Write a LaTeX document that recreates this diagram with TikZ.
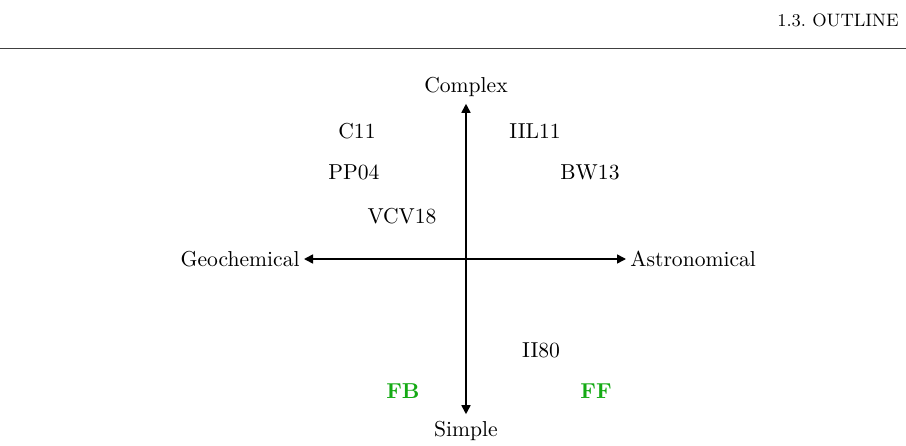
\documentclass[tikz,border=0pt]{standalone}
\usepackage{tikz}
\usetikzlibrary{arrows.meta}
\definecolor{modelgreen}{RGB}{20,170,20}

\begin{document}
\begin{tikzpicture}[x=0.5pt, y=-0.5pt, >={Triangle[length=4.5pt,width=4.5pt]},
  every node/.style={font=\fontsize{10.8}{13}\selectfont}]

\useasboundingbox (0,0) rectangle (906,445);

% running head
\node [anchor=base east, font=\small, inner sep=0pt] (head) at (899,26) {1.3.\ OUTLINE};
\draw [line width=0.5pt, black!75] (0,48) -- (906,48);

% axes
\coordinate (origin) at (466,259);
\node (complex) at (466,87) {Complex};
\node (simple) at (466,431) {Simple};
\node [anchor=east, inner sep=2pt] (geo) at (304,259) {Geochemical};
\node [anchor=west, inner sep=2pt] (astro) at (626,259) {Astronomical};

\foreach \t in {complex, simple, geo, astro}
  \draw [->, line width=0.8pt] (origin) -- (\t);

% papers
\foreach \l/\x/\y in {C11/357/131, IIL11/535/131, PP04/354/172,
                      BW13/590/172, VCV18/402/216, II80/541/350}
  \node (paper-\l) at (\x,\y) {\l};

% this work
\foreach \l/\x in {FB/403, FF/596}
  \node [font=\fontsize{10.8}{13}\selectfont\bfseries, text=modelgreen] (model-\l) at (\x,391) {\l};

\end{tikzpicture}
\end{document}
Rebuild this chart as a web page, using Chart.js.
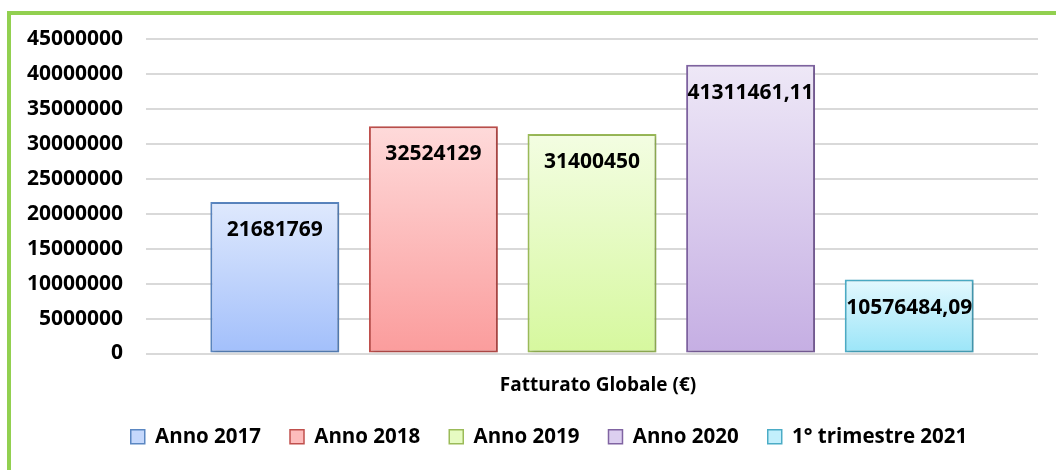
<!DOCTYPE html>
<html>
<head>
<meta charset="utf-8">
<script src="https://cdn.jsdelivr.net/npm/chart.js@4.4.0/dist/chart.umd.min.js"></script>
<style>
  html, body { margin: 0; padding: 0; background: #fff; }
  body { width: 1056px; height: 470px; position: relative; overflow: hidden; }
  .frame { position: absolute; left: 7px; top: 11px; width: 1200px; height: 600px;
           border-top: 4px solid #92d050; border-left: 4px solid #92d050; }
  canvas { position: absolute; left: 0; top: 0; }
</style>
</head>
<body>
<div class="frame"></div>
<canvas id="chart" width="1056" height="470"></canvas>
<script>
const categories = ['Fatturato Globale (€)'];
const seriesNames = ['Anno 2017', 'Anno 2018', 'Anno 2019', 'Anno 2020', '1° trimestre 2021'];
const seriesValues = [21681769, 32524129, 31400450, 41311461.11, 10576484.09];
const yMax = 45000000;
const yStep = 5000000;

const topColors = ['#dfe9fd', '#fedada', '#f3fde2', '#eee8f7', '#e3f8fe'];
const bottomColors = ['#a2bffb', '#fb9c9c', '#d6f89e', '#c5aee3', '#9ae5f8'];
const borderColors = ['#5b87c2', '#c0504d', '#9bbb59', '#8064a2', '#4bacc6'];
const legendFills = ['#c5d8fc', '#fdbcbc', '#e6fbc2', '#dccff0', '#c2effc'];

const font = 'Open Sans';

function barFill(i) {
  return (ctx) => {
    const chart = ctx.chart;
    if (!chart.chartArea) return topColors[i];
    const y = chart.scales.y;
    const top = y.getPixelForValue(seriesValues[i]);
    const bottom = y.getPixelForValue(0);
    const g = chart.ctx.createLinearGradient(0, top, 0, bottom);
    g.addColorStop(0, topColors[i]);
    g.addColorStop(1, bottomColors[i]);
    return g;
  };
}

function fmt(v) {
  return String(v).replace('.', ',');
}

// legend sits a bit right of the canvas centre in the original
const legendShift = {
  id: 'legendShift',
  afterLayout(chart) {
    chart.legend.left += 20;
    chart.legend.right += 20;
  }
};

const barShadow = {
  id: 'barShadow',
  beforeDatasetsDraw(chart) {
    const c = chart.ctx;
    c.save();
    c.shadowColor = 'rgba(0,0,0,0.18)';
    c.shadowBlur = 4;
    c.shadowOffsetX = 2;
    c.shadowOffsetY = 1;
  },
  afterDatasetsDraw(chart) {
    chart.ctx.restore();
  }
};

const valueLabels = {
  id: 'valueLabels',
  afterDatasetsDraw(chart) {
    const c = chart.ctx;
    c.save();
    c.font = `bold 21px "${font}"`;
    c.fillStyle = '#000';
    c.textAlign = 'center';
    c.textBaseline = 'middle';
    chart.data.datasets.forEach((ds, i) => {
      const el = chart.getDatasetMeta(i).data[0];
      c.fillText(fmt(ds.data[0]), el.x, el.y + 28);
    });
    c.restore();
  }
};

new Chart(document.getElementById('chart'), {
  type: 'bar',
  data: {
    labels: categories,
    datasets: seriesNames.map((name, i) => ({
      label: name,
      data: [seriesValues[i]],
      backgroundColor: barFill(i),
      borderColor: borderColors[i],
      borderWidth: 2,
      borderSkipped: false,
      categoryPercentage: 0.889,
      barPercentage: 0.813
    }))
  },
  options: {
    responsive: false,
    animation: false,
    devicePixelRatio: 1,
    layout: { padding: { left: 20, right: 18, top: 39, bottom: 13 } },
    scales: {
      x: {
        grid: { display: false },
        border: { display: false },
        ticks: { color: '#000', padding: 13, labelOffset: 6,
                 font: { family: font, size: 19, weight: 'bold' } },
        afterFit(scale) { scale.height = 44; }
      },
      y: {
        min: 0,
        max: yMax,
        ticks: { stepSize: yStep, color: '#000', padding: 23,
                 font: { family: font, size: 21, weight: 'bold' },
                 callback: (v) => String(v) },
        grid: { color: '#d9d9d9', lineWidth: 2, drawTicks: false },
        border: { display: false },
        afterFit(scale) { scale.width = 126; }
      }
    },
    plugins: {
      tooltip: { enabled: false },
      legend: {
        position: 'bottom',
        labels: {
          color: '#000',
          font: { family: font, size: 20.5, weight: 'bold' },
          boxWidth: 14,
          boxHeight: 14,
          padding: 29,
          generateLabels: () => seriesNames.map((n, i) => ({
            text: n,
            fillStyle: legendFills[i],
            strokeStyle: borderColors[i],
            lineWidth: 1.5,
            hidden: false,
            datasetIndex: i
          }))
        }
      }
    }
  },
  plugins: [legendShift, barShadow, valueLabels]
});
</script>
</body>
</html>
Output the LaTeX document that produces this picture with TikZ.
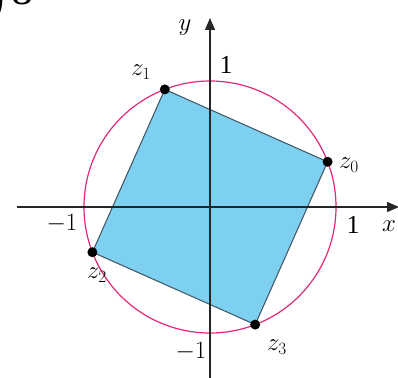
\documentclass[tikz,border=0pt]{standalone}
\usepackage{fontspec}
\setmainfont{Liberation Serif}
\usetikzlibrary{arrows.meta}
\definecolor{sqfill}{RGB}{125,208,240}
\definecolor{sqedge}{RGB}{60,80,95}
\definecolor{circ}{RGB}{228,40,120}
\begin{document}
\begin{tikzpicture}[x=1pt,y=-1pt,
  lab/.style={font=\fontsize{26}{28}\selectfont, inner sep=0pt},
  axis/.style={draw=black!85, line width=1.1pt},
  dot/.style={circle, fill=black, inner sep=0pt, minimum size=10pt}]
\useasboundingbox (0,0) rectangle (398,377);
\coordinate (O) at (210,207);
\coordinate (p0) at (327.6,161.8);
\coordinate (p1) at (164.8,89.4);
\coordinate (p2) at (92.4,252.2);
\coordinate (p3) at (255.2,324.6);
% square
\filldraw[fill=sqfill, draw=sqedge, line width=1pt] (p0) -- (p1) -- (p2) -- (p3) -- cycle;
% circle
\draw[circ, line width=1.2pt] (O) circle (126);
% axes
\coordinate (xl) at (17,207);
\coordinate (xr) at (399,207);
\coordinate (yb) at (210,380);
\coordinate (yt) at (210,18);
\draw[axis, -{Triangle[length=12pt,width=10pt]}] (xl) -- (xr);
\draw[axis, -{Triangle[length=12pt,width=10pt]}] (yb) -- (yt);
% points
\node[dot] (d0) at (p0) {};
\node[dot] (d1) at (p1) {};
\node[dot] (d2) at (p2) {};
\node[dot] (d3) at (p3) {};
% labels
\node[lab] (l0) at (349,165) {$z_0$};
\node[lab] (l1) at (141,72) {$z_1$};
\node[lab] (l2) at (97,275) {$z_2$};
\node[lab] (l3) at (277,347) {$z_3$};
\node[lab] (ly) at (185,28) {$y$};
\node[lab] (lx) at (389,226) {$x$};
\node[lab] (t1) at (226,65) {1};
\node[lab] (r1) at (353,225) {1};
\node[lab] (lm1) at (62,224) {$-1$};
\node[lab] (bm1) at (191,352) {$-1$};
% cropped fragment at top-left
\node[font=\fontsize{60}{62}\selectfont, inner sep=0pt, anchor=south east] (fragp) at (6,26) {)};
\node[font=\fontsize{44}{46}\selectfont, inner sep=0pt, anchor=base west] (frag8) at (11,5) {8};
\end{tikzpicture}
\end{document}
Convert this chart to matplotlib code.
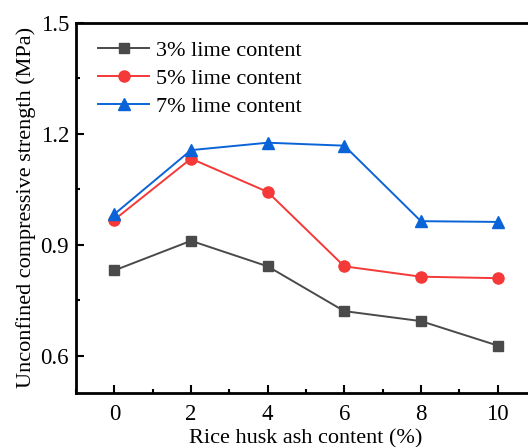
import matplotlib
matplotlib.use("Agg")
import matplotlib.pyplot as plt
from matplotlib.ticker import MultipleLocator

# Data
rha_content = [0, 2, 4, 6, 8, 10]
lime_3 = [0.831, 0.911, 0.842, 0.721, 0.694, 0.628]
lime_5 = [0.968, 1.133, 1.043, 0.842, 0.814, 0.810]
lime_7 = [0.983, 1.156, 1.176, 1.168, 0.964, 0.962]
labels = ["3% lime content", "5% lime content", "7% lime content"]

plt.rcParams["font.family"] = ["Liberation Serif", "DejaVu Serif"]

fig = plt.figure(figsize=(5.28, 4.47), dpi=100)
ax = fig.add_axes([0.144, 0.121, 0.871, 0.828])

ax.plot(rha_content, lime_3, color="#4a4a4a", marker="s", ms=7, lw=1.4, label=labels[0])
ax.plot(rha_content, lime_5, color="#f53838", marker="o", ms=8, lw=1.4, label=labels[1])
ax.plot(rha_content, lime_7, color="#0a64d8", marker="^", ms=8, lw=1.4, label=labels[2])

ax.set_xlim(-1, 11)
ax.set_ylim(0.5, 1.5)
ax.set_xticks(rha_content)
ax.set_yticks([0.6, 0.9, 1.2, 1.5])
ax.xaxis.set_minor_locator(MultipleLocator(1))
ax.yaxis.set_minor_locator(MultipleLocator(0.15))
ax.tick_params(which="both", direction="in", labelsize=16.5, width=1.5, top=False, right=False)
ax.tick_params(which="major", length=6, pad=5)
ax.tick_params(axis="x", which="major", pad=8)
ax.tick_params(which="minor", length=3)
for s in ax.spines.values():
    s.set_linewidth(2)

ax.set_xlabel("Rice husk ash content (%)", fontsize=16, labelpad=3)
ax.set_ylabel("Unconfined compressive strength (MPa)", fontsize=16, labelpad=3)

ax.legend(loc="upper left", bbox_to_anchor=(0.009, 1.0), frameon=False, fontsize=16,
          handlelength=2.3, borderaxespad=0.4, labelspacing=0.33, handletextpad=0.3)

fig.savefig("out.png", dpi=100)
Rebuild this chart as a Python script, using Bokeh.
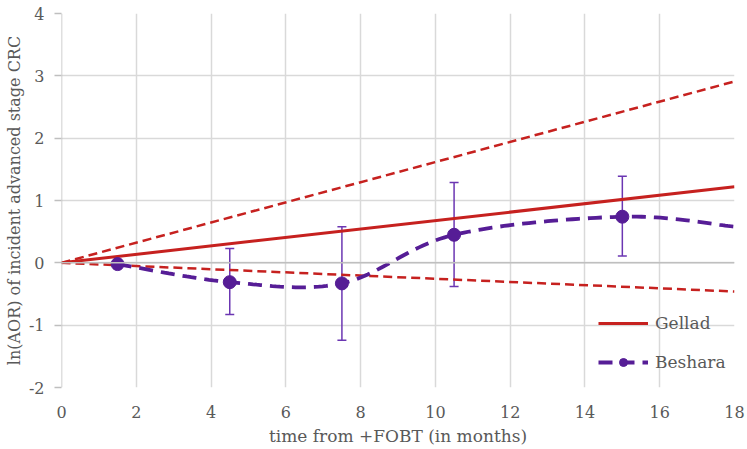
import numpy as np
from bokeh.plotting import figure
from bokeh.models import (ColumnDataSource, Whisker, TeeHead, Legend, LegendItem,
                          Span, FixedTicker, PrintfTickFormatter)
from bokeh.embed import file_html
from bokeh.resources import INLINE

# ---- data ----
gellad_x = [0, 18]
gellad_y = [0, 1.22]
gellad_upper_y = [0, 2.91]
gellad_lower_y = [0, -0.46]

beshara_x = [1.5, 4.5, 7.5, 10.5, 15]
beshara_y = [-0.02, -0.31, -0.33, 0.45, 0.74]
beshara_lo = [-0.02, -0.83, -1.24, -0.38, 0.11]
beshara_hi = [-0.02, 0.23, 0.58, 1.29, 1.39]
beshara_curve_x = [1.5, 4.5, 7.5, 10.5, 15, 18]
beshara_curve_y = [-0.02, -0.31, -0.33, 0.45, 0.74, 0.58]

x_ticks = [0, 2, 4, 6, 8, 10, 12, 14, 16, 18]
y_ticks = [-2, -1, 0, 1, 2, 3, 4]

RED = "#C6211F"
PURPLE = "#561D96"
ERR = "#6B36B2"
FONT = "DejaVu Serif"
TXT = "#595959"
GRID = "#D9D9D9"


def smooth(xs, ys, n=30):
    # Excel-style smoothed line: cubic Bezier segments with 1/6 tangents
    P = np.column_stack([xs, ys]).astype(float)
    out = []
    for i in range(len(P) - 1):
        p0 = P[i - 1] if i > 0 else P[i]
        p1 = P[i]
        p2 = P[i + 1]
        p3 = P[i + 2] if i + 2 < len(P) else P[i + 1]
        c1 = p1 + (p2 - p0) / 6.0
        c2 = p2 - (p3 - p1) / 6.0
        t = np.linspace(0, 1, n)[:, None]
        seg = ((1 - t) ** 3) * p1 + 3 * ((1 - t) ** 2) * t * c1 + 3 * (1 - t) * t ** 2 * c2 + t ** 3 * p2
        out.append(seg if i == 0 else seg[1:])
    a = np.vstack(out)
    return a[:, 0], a[:, 1]


p = figure(width=747, height=449, output_backend="svg", toolbar_location=None,
           x_range=(0, 18), y_range=(-2, 4),
           min_border_left=61, min_border_right=13, min_border_top=13, min_border_bottom=62)
p.outline_line_color = None
p.background_fill_color = "white"

p.xgrid.ticker = FixedTicker(ticks=x_ticks)
p.ygrid.ticker = FixedTicker(ticks=y_ticks)
p.xgrid.grid_line_color = GRID
p.ygrid.grid_line_color = GRID
p.xgrid.grid_line_width = 1.5
p.ygrid.grid_line_width = 1.5

p.xaxis.ticker = FixedTicker(ticks=x_ticks)
p.yaxis.ticker = FixedTicker(ticks=y_ticks)
p.yaxis.formatter = PrintfTickFormatter(format="%d")
p.xaxis.formatter = PrintfTickFormatter(format="%d")
for ax in (p.xaxis[0], p.yaxis[0]):
    ax.axis_line_color = None
    ax.major_label_text_font = FONT
    ax.major_label_text_font_size = "16px"
    ax.major_label_text_color = TXT
    ax.axis_label_text_font = FONT
    ax.axis_label_text_color = TXT
    ax.axis_label_text_font_style = "normal"
    ax.minor_tick_line_color = None
p.xaxis.axis_label_text_font_size = "17px"
p.yaxis.axis_label_text_font_size = "16px"
p.xaxis.major_tick_line_color = None
p.xaxis.major_label_standoff = 12
p.xaxis.axis_label_standoff = 5
p.yaxis.major_tick_line_color = "#BFBFBF"
p.yaxis.major_tick_line_width = 1.5
p.yaxis.major_tick_out = 7
p.yaxis.major_tick_in = 0
p.yaxis.major_label_standoff = 10
p.yaxis.axis_label_standoff = 2
p.xaxis.axis_label = "time from +FOBT (in months)"
p.yaxis.axis_label = "ln(AOR) of incident advanced stage CRC"

p.add_layout(Span(location=0, dimension="width", line_color="#BFBFBF", line_width=1.5))
p.add_layout(Span(location=0, dimension="height", line_color="#BFBFBF", line_width=1.5))

# Gellad
up = p.line(gellad_x, gellad_upper_y, line_color=RED, line_width=2.5, line_dash="9 5")
lo = p.line(gellad_x, gellad_lower_y, line_color=RED, line_width=2.5, line_dash="9 5")
g = p.line(gellad_x, gellad_y, line_color=RED, line_width=3)

# Beshara
cx, cy = smooth(beshara_curve_x, beshara_curve_y)
b_line = p.line(cx, cy, line_color=PURPLE, line_width=3.8, line_dash="14 8")
src = ColumnDataSource(dict(x=beshara_x, y=beshara_y, lo=beshara_lo, hi=beshara_hi))
w = Whisker(base="x", lower="lo", upper="hi", source=src, line_color=ERR, line_width=1.5,
            upper_head=TeeHead(size=9, line_color=ERR, line_width=1.5),
            lower_head=TeeHead(size=9, line_color=ERR, line_width=1.5))
p.add_layout(w)
b_pts = p.scatter("x", "y", source=src, size=13, fill_color=PURPLE, line_color=PURPLE)

legend = Legend(items=[LegendItem(label="Gellad", renderers=[g]),
                       LegendItem(label="Beshara", renderers=[b_line, b_pts])],
                location=(537, 15), orientation="vertical",
                glyph_width=50, glyph_height=20, label_height=20, spacing=19,
                label_standoff=7, padding=0, margin=0,
                border_line_color=None, background_fill_alpha=0,
                label_text_font=FONT, label_text_font_size="17px", label_text_color=TXT)
p.add_layout(legend)

open("out.html", "w").write(file_html(p, INLINE))
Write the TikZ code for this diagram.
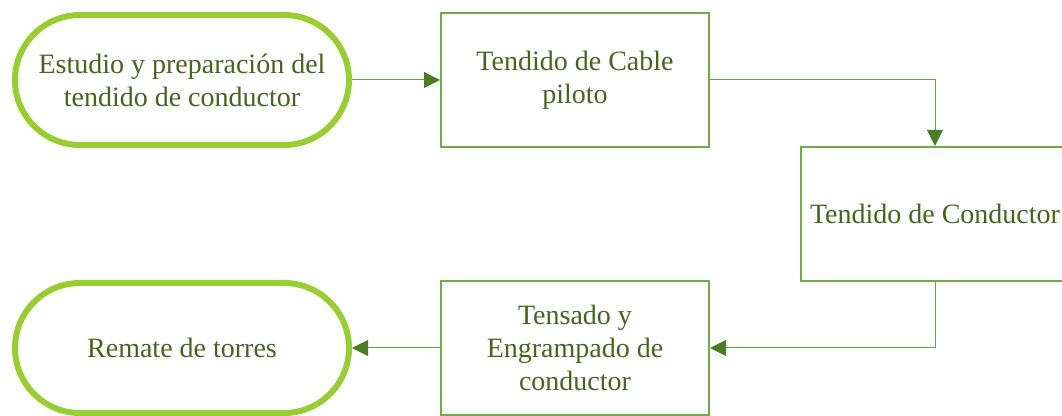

[TASK INSTRUCTIONS]
Identify each line in the records above containing the word "that"; copy those lines.

[RESULT OF THIS TASK]
Write a LaTeX document that recreates this diagram with TikZ.
Output the LaTeX document that produces this picture with TikZ.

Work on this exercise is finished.